Sometimes, when reaching a longed-for destination there stands disappointment. Crazy as it sounds, mine was when I went to visit a waterfall. A waterfall, one of the most beautiful things you can witness.
The walk in was easy, the walk up terrifying. Why I decided to go for it I’ll never know. I studied the path first and determined it didn’t look that tough. But it turned out harder than it appeared, and my stupid balance issues proved that to be true. But I went for it.
It started out okay but as I worked my way up, I had to use both my hands and feet to crawl up the cliff in what had to look like a yoga pose. I cussed myself out for leaving my hiking poles in the car, but for this journey, I’m pretty sure they wouldn’t have done the trick anyway. I was overcome with fear, doubt, and what the hell was I doing?
I should’ve called it off and turned back, but I didn’t. There was a waterfall at the top and I just had to photograph it. After all, I was in Vermont on vacation, I couldn’t miss out on it!
I was grateful that at each spot I froze, a hand reached out to help me. A lady took my camera so I wouldn’t crash it against the rocks. There were words of encouragement; “you can do it Cheryl, we got you.” Then there was “don’t look down” which was pretty easy to heed. I kept telling myself I could do it. I said that a lot, a whole lot.
There were places in the path just a few feet wide. There were rocks, roots, and boulders to get over. This all caused me more than anxiety; I was scared shitless.
Many places I had to hold back tears. Not just from the fear of it all, but from having to struggle so hard. Why the hell couldn’t I do it?
It wasn’t only that I was terrified, I was angry. Haven’t I recovered enough to make it up this cliff? I may not be as strong and steady as others, but why couldn’t do it?
Thankfully with the help I received, I did make to the top for the prize of the waterfall. But… to see it you have to stand on an outcropping with a sloop and lumps and bumps all over it. I went as far as I could but the feeling that I was going to go over the edge moved me back. I went to brace myself against a tree, well, I wrapped my arms around it. The slope of the outcropping took my hopeful stability away. I was literally shaking.
From the little bit of a look I could take, the waterfall was lovely, but no way was I going to get a shot standing on the outcropping. Near the tree that I was strangling, I found a place I could sit down. The catch was, I had to sit backwards to avoid sliding down the sloop. With my back to the waterfall, I raised my camera high over my head, took a guess on my zoom and settings, and fired off several shots. I figured at least one of them might work out.
Then sitting there, I had wave of grief come over me. Why couldn’t I just stand up, chat with those wandering around sharing the awe of what we were seeing. I desperately wanted to take in a view that would take my breath away. I just couldn’t do it. It really was true; I’ll never be able to do it. In all honesty, I never should have attempted it in the first place.

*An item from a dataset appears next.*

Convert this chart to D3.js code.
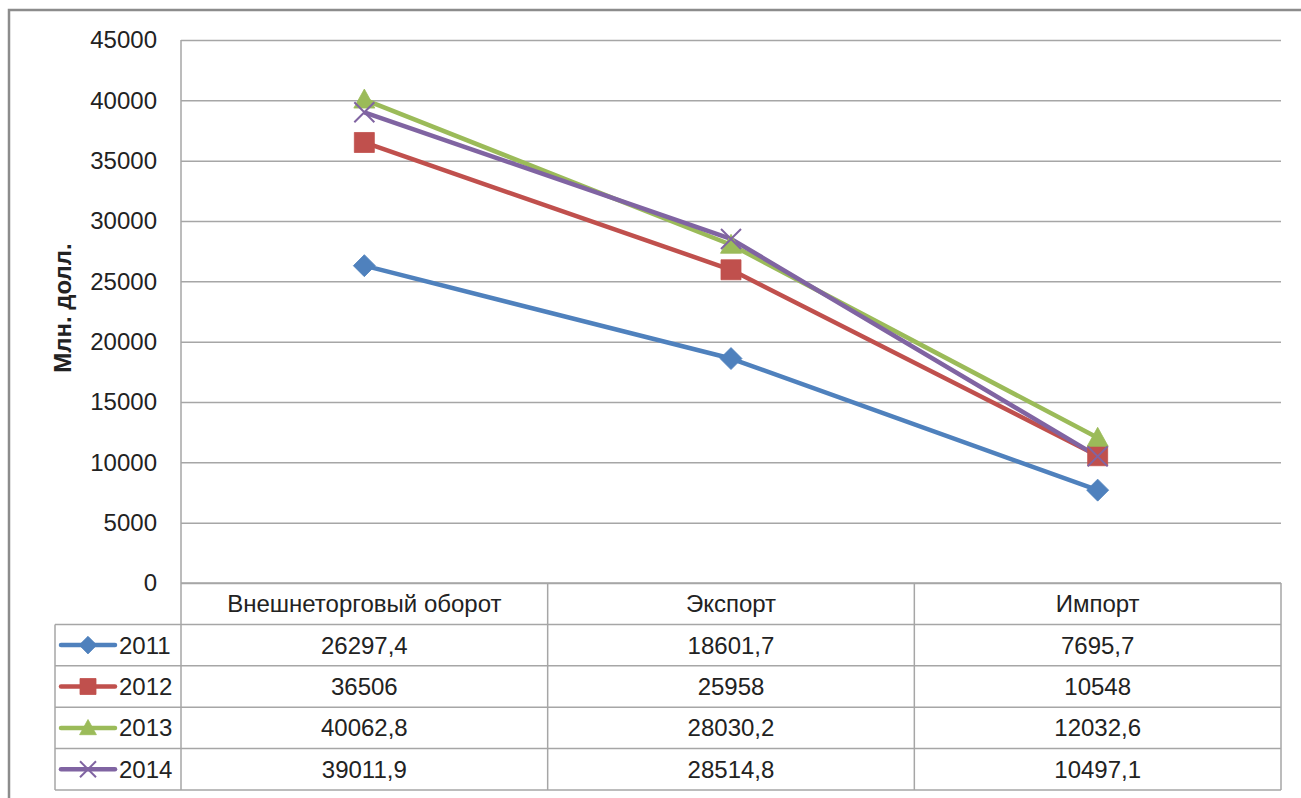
<!DOCTYPE html>
<html><head><meta charset="utf-8">
<script src="https://cdn.jsdelivr.net/npm/d3@7"></script>
<style>body{margin:0;background:#fff}svg{display:block}text{font-family:"Liberation Sans",Arial,sans-serif;fill:#222}</style>
</head><body><svg id="c" width="1301" height="798"></svg>
<script>
const categories = ["Внешнеторговый оборот", "Экспорт", "Импорт"];
const years = ["2011", "2012", "2013", "2014"];
const v2011 = [26297.4, 18601.7, 7695.7];
const v2012 = [36506, 25958, 10548];
const v2013 = [40062.8, 28030.2, 12032.6];
const v2014 = [39011.9, 28514.8, 10497.1];
const labels2011 = ["26297,4", "18601,7", "7695,7"];
const labels2012 = ["36506", "25958", "10548"];
const labels2013 = ["40062,8", "28030,2", "12032,6"];
const labels2014 = ["39011,9", "28514,8", "10497,1"];
const yTicks = [0, 5000, 10000, 15000, 20000, 25000, 30000, 35000, 40000, 45000];
const yTitle = "Млн. долл.";
const colors = ["#4F81BD", "#C0504D", "#9BBB59", "#8064A2"];
const markers = ["diamond", "square", "triangle", "cross"];

const series = [
  {name: years[0], values: v2011, labels: labels2011},
  {name: years[1], values: v2012, labels: labels2012},
  {name: years[2], values: v2013, labels: labels2013},
  {name: years[3], values: v2014, labels: labels2014}
];

const svg = d3.select("#c");
const L = 181, R = 1281, T = 40, B = 583;
const gridCol = "#a6a6a6";
const fs = "24px";

// outer frame
svg.append("rect").attr("x", 9).attr("y", 10).attr("width", 1400).attr("height", 900)
  .attr("fill", "none").attr("stroke", "#8c8c8c").attr("stroke-width", 2.5);

const x = d3.scaleBand().domain(categories).range([L, R]);
const y = d3.scaleLinear().domain([0, 45000]).range([B, T]);
const cx = c => x(c) + x.bandwidth() / 2;

// gridlines + y axis
const yAxis = d3.axisLeft(y).tickValues(yTicks).tickSize(-(R - L)).tickPadding(24).tickFormat(d3.format("d"));
const gy = svg.append("g").attr("transform", `translate(${L},0)`).call(yAxis);
gy.select(".domain").remove();
gy.selectAll(".tick line").attr("stroke", gridCol).attr("stroke-width", 1.5);
gy.selectAll(".tick text").style("font-size", fs).attr("fill", "#222")
  .style("font-family", '"Liberation Sans",Arial,sans-serif');
svg.append("line").attr("x1", L).attr("x2", L).attr("y1", T).attr("y2", B)
  .attr("stroke", gridCol).attr("stroke-width", 1.5);

// axis title
svg.append("text").attr("transform", `translate(71,308) rotate(-90)`)
  .attr("text-anchor", "middle").style("font-size", "24px").style("font-weight", "bold")
  .text(yTitle);

// table
const rowH = 41.4;
const rowTop = i => B + rowH * i;
const tbl = svg.append("g");
tbl.append("line").attr("x1", L).attr("x2", R).attr("y1", B).attr("y2", B).attr("stroke", gridCol).attr("stroke-width", 1.5);
for (let i = 1; i <= series.length + 1; i++) {
  tbl.append("line").attr("x1", 55).attr("x2", R).attr("y1", rowTop(i)).attr("y2", rowTop(i))
    .attr("stroke", gridCol).attr("stroke-width", 1.5);
}
const vx = [L].concat(categories.map(c => x(c) + x.bandwidth()));
vx.forEach(v => tbl.append("line").attr("x1", v).attr("x2", v).attr("y1", B).attr("y2", rowTop(series.length + 1))
  .attr("stroke", gridCol).attr("stroke-width", 1.5));
tbl.append("line").attr("x1", 55).attr("x2", 55).attr("y1", rowTop(1)).attr("y2", rowTop(series.length + 1))
  .attr("stroke", gridCol).attr("stroke-width", 1.5);
categories.forEach(c => tbl.append("text").attr("x", cx(c)).attr("y", B + rowH / 2 + 8.5)
  .attr("text-anchor", "middle").style("font-size", fs).text(c));

function markerPath(type, s) {
  const p = d3.path();
  if (type === "diamond") { p.moveTo(0, -s); p.lineTo(s, 0); p.lineTo(0, s); p.lineTo(-s, 0); p.closePath(); }
  else if (type === "square") { p.rect(-s, -s, 2 * s, 2 * s); }
  else if (type === "triangle") { p.moveTo(0, -s * 1.05); p.lineTo(s * 1.05, s * 0.85); p.lineTo(-s * 1.05, s * 0.85); p.closePath(); }
  else { p.moveTo(-s, -s); p.lineTo(s, s); p.moveTo(s, -s); p.lineTo(-s, s); }
  return p.toString();
}
const mSize = [11, 10, 10, 10];
function drawMarker(g, type, col, px, py, sc) {
  const s = mSize[markers.indexOf(type)] * sc;
  const m = g.append("path").attr("d", markerPath(type, s)).attr("transform", `translate(${px},${py})`);
  if (type === "cross") m.attr("fill", "none").attr("stroke", col).attr("stroke-width", 2);
  else m.attr("fill", col).attr("stroke", col).attr("stroke-width", 0.8);
}

series.forEach((s, i) => {
  const ty = rowTop(i + 1) + rowH / 2 + 8.5;
  const g = tbl.append("g");
  g.append("line").attr("x1", 61).attr("x2", 115).attr("y1", ty - 8.5).attr("y2", ty - 8.5)
    .attr("stroke", colors[i]).attr("stroke-width", 4.5).attr("stroke-linecap", "round");
  drawMarker(g, markers[i], colors[i], 88, ty - 8.5, 0.8);
  g.append("text").attr("x", 119).attr("y", ty).style("font-size", fs).text(s.name);
  categories.forEach((c, j) => g.append("text").attr("x", cx(c)).attr("y", ty)
    .attr("text-anchor", "middle").style("font-size", fs).text(s.labels[j]));
});

const line = d3.line().x((d, j) => cx(categories[j])).y(d => y(d));
series.forEach((s, i) => {
  svg.append("path").datum(s.values).attr("d", line).attr("fill", "none")
    .attr("stroke", colors[i]).attr("stroke-width", 4.5).attr("stroke-linejoin", "round");
});
series.forEach((s, i) => {
  const g = svg.append("g");
  s.values.forEach((v, j) => drawMarker(g, markers[i], colors[i], cx(categories[j]), y(v), 1));
});
</script></body></html>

Then came the time when I had to go back down. There was no way I was going to do this standing up so, with more help from my friends and people I didn’t even know, I accomplished it. I grabbed onto the roots, slid over rocks on my rear end, and dug my boots in the dirt. I had to reset my courage several times.
When I finally reached the bottom, I let out the biggest sigh of relief of my lifetime. Then, off to my left I saw a beautiful setting I had overlooked. It was like a gift for surviving my terrifying experience. I thought to myself, that experience I had going up and down that cliff led me to a new destination, this one, and it was here I made one of favorite photos on my trip.
So, here’s what I learned from this experience; sometimes the journey to a destination is shadowed by fear, doubt, and grief. We can be exhausted yet hopeful something good is at the end of the journey. But when it’s reached, you may find that it isn’t at all what was expected, nor was it worth the pain you went through. But, perhaps it was worth it. If I learned anything about this experience, it’s that my strength and determination continues to be intact. Even though it was terrifying, what I found at the top of that cliff was another level of resilience. I made it up and I made it back.
The prize I was expecting wasn’t at the top, it was waiting for me at the bottom. It was right there that I learned when one destination falls short of the expectation, the next one can be incredible.
We all have many journeys yet to travel, some will be terrifying, some exciting, some slow, and some fast. As crazy as this sounds, no matter what the experience, where we set our journeys will lead us to bigger and better destinations and, magnificent prizes along the way.
And yes, one of the shots did work out, sort of.